Gülseren ve Çam (2008) ergenlerin ruhsal durumları ve anne baba tutumları ile bağlanma stilleri arasındaki ilişkiyi incelemişlerdir. Çalışma 11-15 yaş arasındaki 384 ergen üzerinde gerçekleştirilmiştir. Araştırma sonunda güvenli bağlanma ile

duygusal belirti, dikkat eksikliği ve aşırı hareketlilik, akran sorunları, sosyal davranışlar, toplam güçlük puanı ile olumsuz yönde; korkulu bağlanma ile duygusal belirti ve toplam güçlük puanı ile olumlu yönde; saplantılı bağlanma ile duygusal belirti, dikkat eksikliği ve aşırı hareketlilik, sosyal davranışlar toplam güçlük puanı ile olumlu yönde bağıntı saptanmıştır.
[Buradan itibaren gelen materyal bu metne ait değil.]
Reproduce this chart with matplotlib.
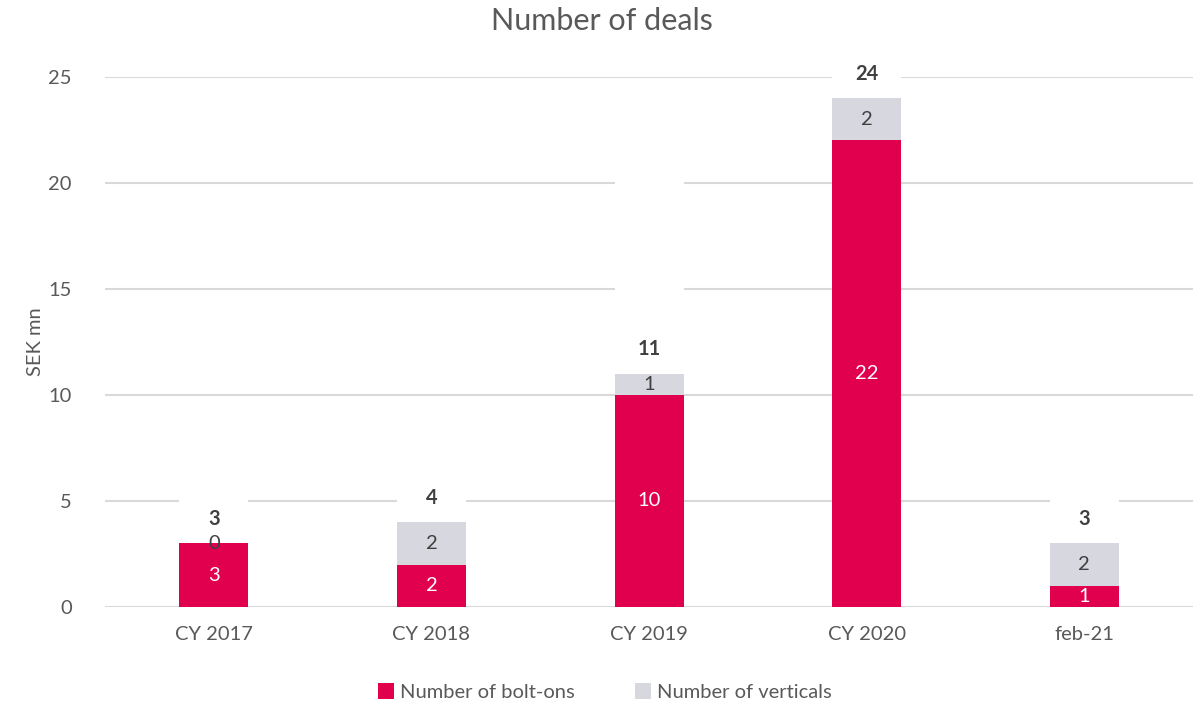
import numpy as np
import matplotlib.pyplot as plt

plt.rcParams['font.family'] = ['Lato', 'DejaVu Sans']

categories = ['CY 2017', 'CY 2018', 'CY 2019', 'CY 2020', 'feb-21']
bolt_ons = [3, 2, 10, 22, 1]
verticals = [0, 2, 1, 2, 2]

totals = [b + v for b, v in zip(bolt_ons, verticals)]

red = '#E0004D'
grey = '#D7D7DF'
text_col = '#595959'
label_col = '#404040'
grid_col = '#D9D9D9'
fs = 14.5

fig = plt.figure(figsize=(12.03, 7.05), dpi=100)
ax = fig.add_axes([0.0873, 0.139, 0.9044, 0.752])

x = np.arange(len(categories))
w = 0.317

ax.bar(x, bolt_ons, w, color=red, label='Number of bolt-ons', zorder=2)
ax.bar(x, verticals, w, bottom=bolt_ons, color=grey, label='Number of verticals', zorder=2)
# invisible "total" series stacked on top, keeps the gridlines clear behind the totals
ax.bar(x, totals, w, bottom=totals, color='white', zorder=2)

for i in range(len(x)):
    ax.text(x[i], bolt_ons[i] / 2, str(bolt_ons[i]), ha='center', va='center',
            color='white', fontsize=fs, zorder=3)
    ax.text(x[i], bolt_ons[i] + verticals[i] / 2, str(verticals[i]), ha='center', va='center',
            color=label_col, fontsize=fs, zorder=3)
    ax.text(x[i], totals[i] + 1.15, str(totals[i]), ha='center', va='center',
            color=label_col, fontsize=fs, fontweight='bold', zorder=3)

ax.set_xlim(-0.5, len(x) - 0.5)
ax.set_ylim(0, 25)
ax.set_yticks(np.arange(0, 26, 5))
ax.set_xticks(x)
ax.set_xticklabels(categories)
ax.tick_params(axis='both', length=0, labelsize=fs, colors=text_col)
ax.tick_params(axis='x', pad=14)
ax.tick_params(axis='y', pad=24)
ax.yaxis.grid(True, color=grid_col, linewidth=1.5, zorder=0)
ax.set_axisbelow(True)
for s in ax.spines.values():
    s.set_visible(False)

ax.set_ylabel('SEK mn', fontsize=fs, color=text_col, labelpad=3)
fig.suptitle('Number of deals', fontsize=22, color=text_col, y=0.99)

handles, labels = ax.get_legend_handles_labels()
fig.legend(handles, labels, loc='lower center', bbox_to_anchor=(0.503, -0.02), ncol=2,
           frameon=False, fontsize=fs, labelcolor=text_col, handlelength=0.8,
           handleheight=0.8, handletextpad=0.3, columnspacing=3.0)

fig.savefig('out.png', dpi=100)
Keser (2006) çocuk yetiştirme süreci içerisinde bağlanma ve ana babalık stillerinin rolünü incelemiştir. Araştırmaya 6-11 yaş arası 180 çocuk ve anneleri katılmıştır. Sonuçlarda güvenli bağlanma stilinin annelik boyutlarına etkisi olduğu görülmüştür. Güvenli bağlanan anneler, çocuk yetiştirme sürecinde kabul/ ilginin yüksek, sıkı kontrolün düşük olduğu annelik boyutunu uygulamışlardır. Güvensiz bağlanma stillerinin ise kabul/ ilgi boyutunda farklılaştığı ve sıkı kontrol boyutunda, üç güvensiz bağlanma stilinde de sıkı kontrolün yüksek olduğu annelik boyutunun uygulandığı bulunmuştur. Annenin bağlanma stilinin özellikle kontrol boyutunda etkili olduğu görülmüştür. Bununla birlikte araştırmada annelik boyutunun çocuğun güvenli bağlanma stili üzerinde etkisi görülmektedir. Güvenli bağlanan çocukların annelerinin, kabul / ilginin yüksek olduğu çocuk yetiştirme stili uyguladıkları bulunmuştur. Çocuğun güvenli bağlanmasıyla sıkı kontrol içeren ana babalık stili arasında anlamlı bir ilişki olmadığı bulunmuştur.

Saya (2006) lise öğrencilerinde bağlanma stilleri ve mükemmeliyetçilik arasındaki ilişkinin Türk lise öğrencilerinde değişip değişmediğini incelemişlerdir. Araştırmaya dört farklı devlet lisesinin 11. sınıfında okuyan 495 öğrenci katılmıştır. Araştırma bağlanma stilleri ve mükemmeliyetçilik arasında cinsiyete bağlı olarak değişen anlamlı bir ilişkinin olmadığını ortaya koymuştur.

Tüm bu çalışmalarda da görüldüğü üzere bağlanma örüntüleri kişiliğe ve ilişkiye ait özelliklerin belirlenmesinde oldukça önemli bir role sahiptir.